Copy the lines holding the word "that", all of them.

#### Records shown
◆ ◆ ◆ ◆
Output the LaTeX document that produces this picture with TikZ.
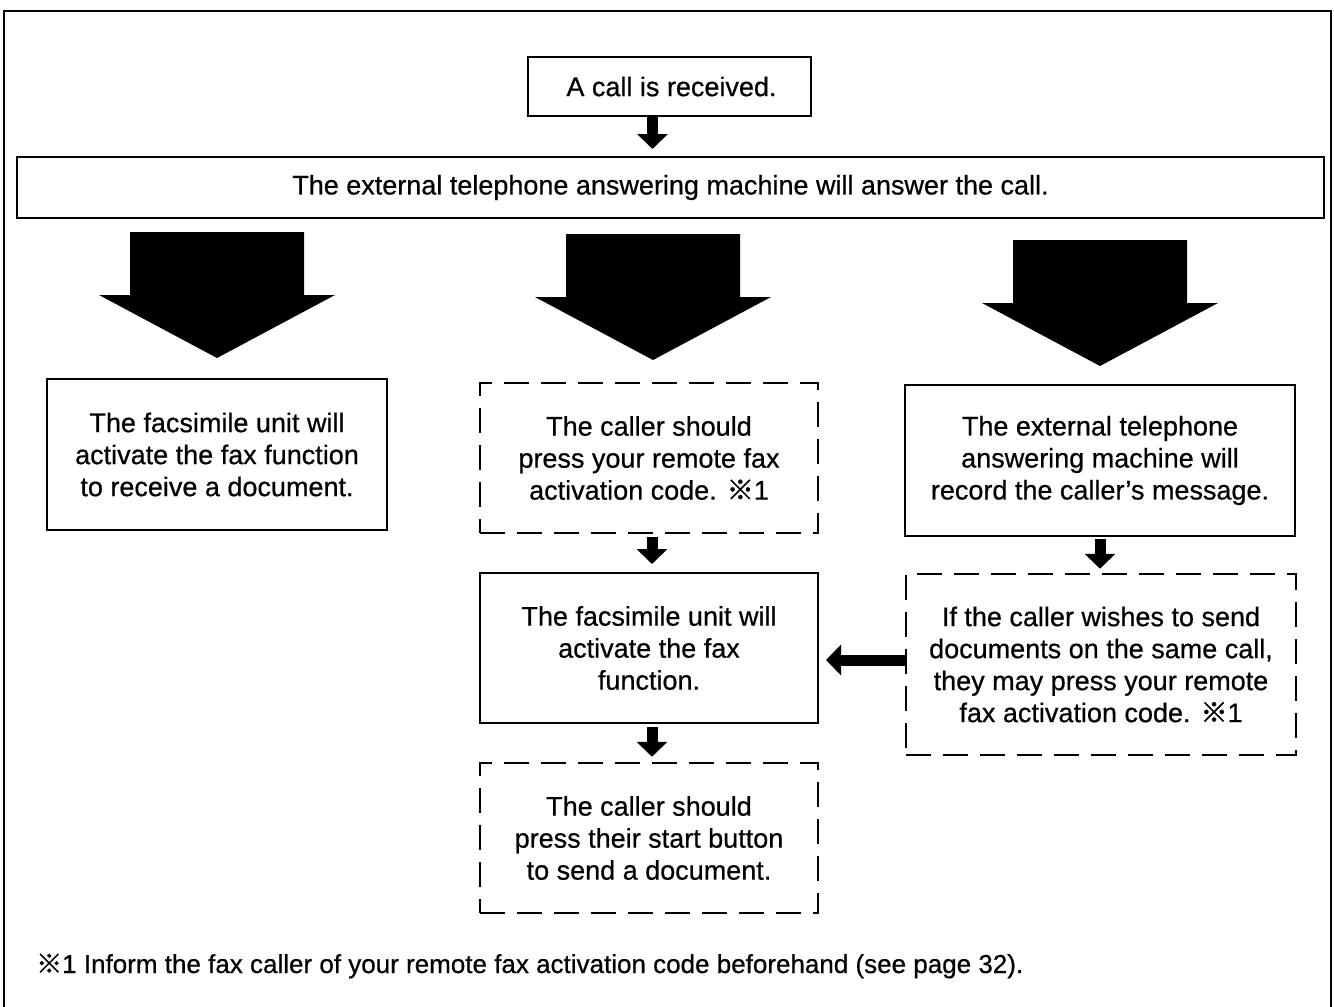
◆ ◆ ◆ ◆
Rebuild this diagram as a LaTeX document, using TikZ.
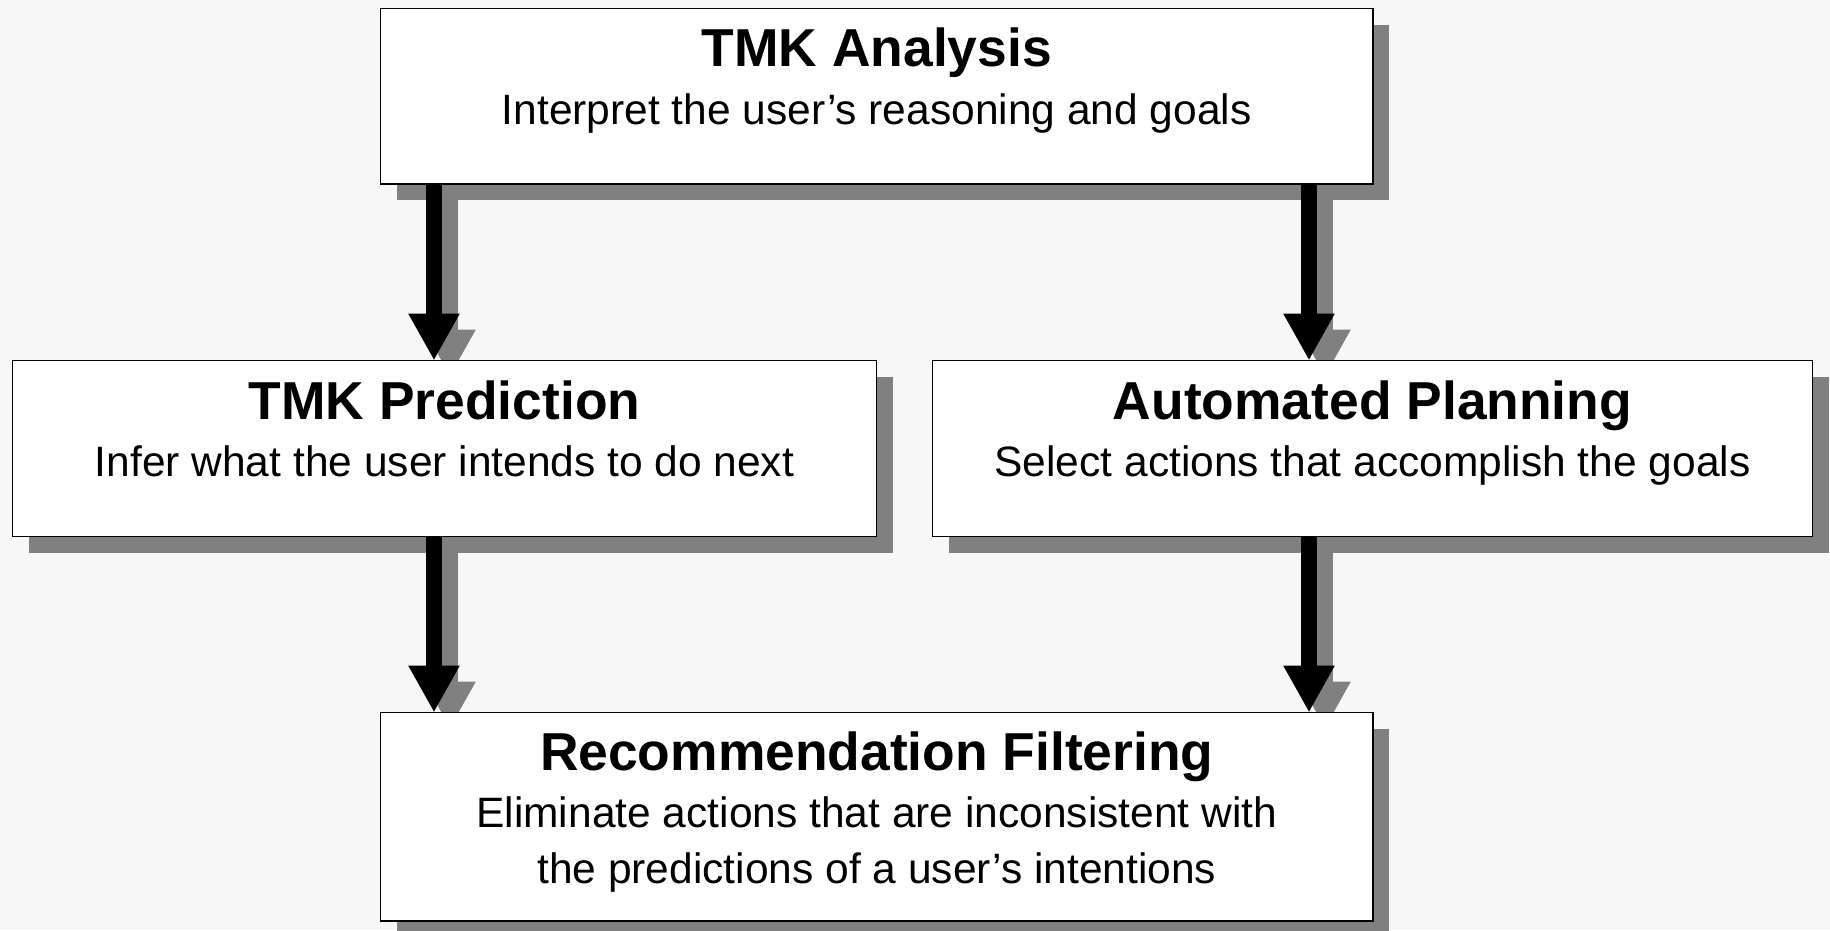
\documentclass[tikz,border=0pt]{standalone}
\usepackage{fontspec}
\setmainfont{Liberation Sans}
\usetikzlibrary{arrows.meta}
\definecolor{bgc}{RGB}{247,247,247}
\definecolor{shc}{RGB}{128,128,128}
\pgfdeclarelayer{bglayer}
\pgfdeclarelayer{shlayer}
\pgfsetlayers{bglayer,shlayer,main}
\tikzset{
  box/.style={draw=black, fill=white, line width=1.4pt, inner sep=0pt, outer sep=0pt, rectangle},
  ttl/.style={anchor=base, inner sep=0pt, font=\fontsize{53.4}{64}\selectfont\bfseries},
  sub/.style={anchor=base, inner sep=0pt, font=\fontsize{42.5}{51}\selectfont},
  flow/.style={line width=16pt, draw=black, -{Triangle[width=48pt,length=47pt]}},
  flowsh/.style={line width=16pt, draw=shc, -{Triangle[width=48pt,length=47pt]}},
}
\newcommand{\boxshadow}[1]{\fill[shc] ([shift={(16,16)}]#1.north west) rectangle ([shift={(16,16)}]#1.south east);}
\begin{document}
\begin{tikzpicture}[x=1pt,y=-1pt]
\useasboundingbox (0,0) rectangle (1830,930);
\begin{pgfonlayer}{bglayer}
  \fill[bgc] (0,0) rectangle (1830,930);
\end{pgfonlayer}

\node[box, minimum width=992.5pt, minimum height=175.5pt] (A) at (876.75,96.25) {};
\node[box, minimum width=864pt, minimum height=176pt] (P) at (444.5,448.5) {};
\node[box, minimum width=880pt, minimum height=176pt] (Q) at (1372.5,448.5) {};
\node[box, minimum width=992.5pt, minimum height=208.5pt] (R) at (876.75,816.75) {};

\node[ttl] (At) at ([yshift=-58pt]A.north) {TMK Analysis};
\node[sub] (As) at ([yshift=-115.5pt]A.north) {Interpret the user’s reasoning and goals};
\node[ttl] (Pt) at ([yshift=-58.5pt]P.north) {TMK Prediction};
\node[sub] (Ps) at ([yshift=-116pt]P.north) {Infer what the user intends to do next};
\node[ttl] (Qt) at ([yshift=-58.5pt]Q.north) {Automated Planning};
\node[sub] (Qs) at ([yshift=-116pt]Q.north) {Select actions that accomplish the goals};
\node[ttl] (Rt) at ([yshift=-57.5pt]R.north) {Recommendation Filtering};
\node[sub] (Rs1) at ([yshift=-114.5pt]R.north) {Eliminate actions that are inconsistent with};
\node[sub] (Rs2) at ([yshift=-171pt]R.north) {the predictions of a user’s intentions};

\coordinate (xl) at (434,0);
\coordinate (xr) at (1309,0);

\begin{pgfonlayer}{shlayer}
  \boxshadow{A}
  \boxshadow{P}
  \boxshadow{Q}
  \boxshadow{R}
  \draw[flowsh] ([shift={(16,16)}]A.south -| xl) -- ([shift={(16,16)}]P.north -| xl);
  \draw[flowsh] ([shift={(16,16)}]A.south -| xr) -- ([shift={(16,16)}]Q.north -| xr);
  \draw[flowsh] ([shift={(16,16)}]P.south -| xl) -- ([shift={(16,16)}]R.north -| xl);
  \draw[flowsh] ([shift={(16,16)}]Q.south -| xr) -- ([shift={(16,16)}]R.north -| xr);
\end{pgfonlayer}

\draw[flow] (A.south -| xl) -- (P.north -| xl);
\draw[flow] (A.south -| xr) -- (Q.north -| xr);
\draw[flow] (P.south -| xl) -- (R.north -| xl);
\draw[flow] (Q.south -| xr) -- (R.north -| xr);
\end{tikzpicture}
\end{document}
◆ ◆ ◆ ◆
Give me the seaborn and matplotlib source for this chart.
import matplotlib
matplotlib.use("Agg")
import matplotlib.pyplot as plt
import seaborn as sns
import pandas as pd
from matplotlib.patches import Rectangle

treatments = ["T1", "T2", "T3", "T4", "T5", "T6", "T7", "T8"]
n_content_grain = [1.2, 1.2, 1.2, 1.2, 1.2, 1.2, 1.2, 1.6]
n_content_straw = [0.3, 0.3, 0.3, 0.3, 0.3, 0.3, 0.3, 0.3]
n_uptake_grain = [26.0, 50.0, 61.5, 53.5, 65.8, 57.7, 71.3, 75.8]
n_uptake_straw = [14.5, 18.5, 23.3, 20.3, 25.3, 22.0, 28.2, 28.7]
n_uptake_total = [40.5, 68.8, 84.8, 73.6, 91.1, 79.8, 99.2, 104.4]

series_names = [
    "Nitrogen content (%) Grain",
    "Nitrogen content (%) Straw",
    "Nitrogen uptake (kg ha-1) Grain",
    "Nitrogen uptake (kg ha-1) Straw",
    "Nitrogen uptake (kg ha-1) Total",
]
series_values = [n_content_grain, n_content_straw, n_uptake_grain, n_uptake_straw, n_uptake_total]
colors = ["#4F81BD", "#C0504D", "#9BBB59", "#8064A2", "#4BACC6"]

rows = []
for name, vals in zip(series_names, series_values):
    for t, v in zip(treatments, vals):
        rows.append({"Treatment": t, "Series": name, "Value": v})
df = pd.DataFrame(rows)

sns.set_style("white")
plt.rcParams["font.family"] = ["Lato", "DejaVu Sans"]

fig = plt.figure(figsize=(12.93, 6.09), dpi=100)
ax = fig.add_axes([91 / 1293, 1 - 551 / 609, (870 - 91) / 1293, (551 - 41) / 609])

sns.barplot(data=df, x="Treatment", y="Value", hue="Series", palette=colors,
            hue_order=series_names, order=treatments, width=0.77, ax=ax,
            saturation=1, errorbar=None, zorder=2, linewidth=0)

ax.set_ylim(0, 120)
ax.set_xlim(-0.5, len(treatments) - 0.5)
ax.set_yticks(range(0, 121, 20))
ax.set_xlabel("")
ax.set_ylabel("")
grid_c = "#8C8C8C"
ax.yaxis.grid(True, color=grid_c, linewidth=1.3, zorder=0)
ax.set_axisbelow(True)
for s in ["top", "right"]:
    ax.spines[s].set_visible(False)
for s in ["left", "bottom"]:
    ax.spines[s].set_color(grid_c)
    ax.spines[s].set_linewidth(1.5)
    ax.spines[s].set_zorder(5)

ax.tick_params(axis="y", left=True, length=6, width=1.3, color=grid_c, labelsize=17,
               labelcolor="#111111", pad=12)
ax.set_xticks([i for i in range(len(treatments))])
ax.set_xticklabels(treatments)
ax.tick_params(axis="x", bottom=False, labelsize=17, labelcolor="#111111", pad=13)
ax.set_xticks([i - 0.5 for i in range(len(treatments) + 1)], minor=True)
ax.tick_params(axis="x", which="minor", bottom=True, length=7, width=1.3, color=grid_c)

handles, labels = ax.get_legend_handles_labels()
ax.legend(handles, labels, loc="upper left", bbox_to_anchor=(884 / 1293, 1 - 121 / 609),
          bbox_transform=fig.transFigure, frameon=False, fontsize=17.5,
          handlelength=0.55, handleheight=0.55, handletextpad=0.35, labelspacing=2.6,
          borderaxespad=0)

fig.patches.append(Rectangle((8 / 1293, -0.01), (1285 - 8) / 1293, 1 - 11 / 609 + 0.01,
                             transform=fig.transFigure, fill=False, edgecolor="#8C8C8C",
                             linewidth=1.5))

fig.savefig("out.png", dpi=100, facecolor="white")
◆ ◆ ◆ ◆
#### Result for this task
Output the LaTeX document that produces this picture with TikZ.
\node[sub] (Qs) at ([yshift=-116pt]Q.north) {Select actions that accomplish the goals};
\node[sub] (Rs1) at ([yshift=-114.5pt]R.north) {Eliminate actions that are inconsistent with};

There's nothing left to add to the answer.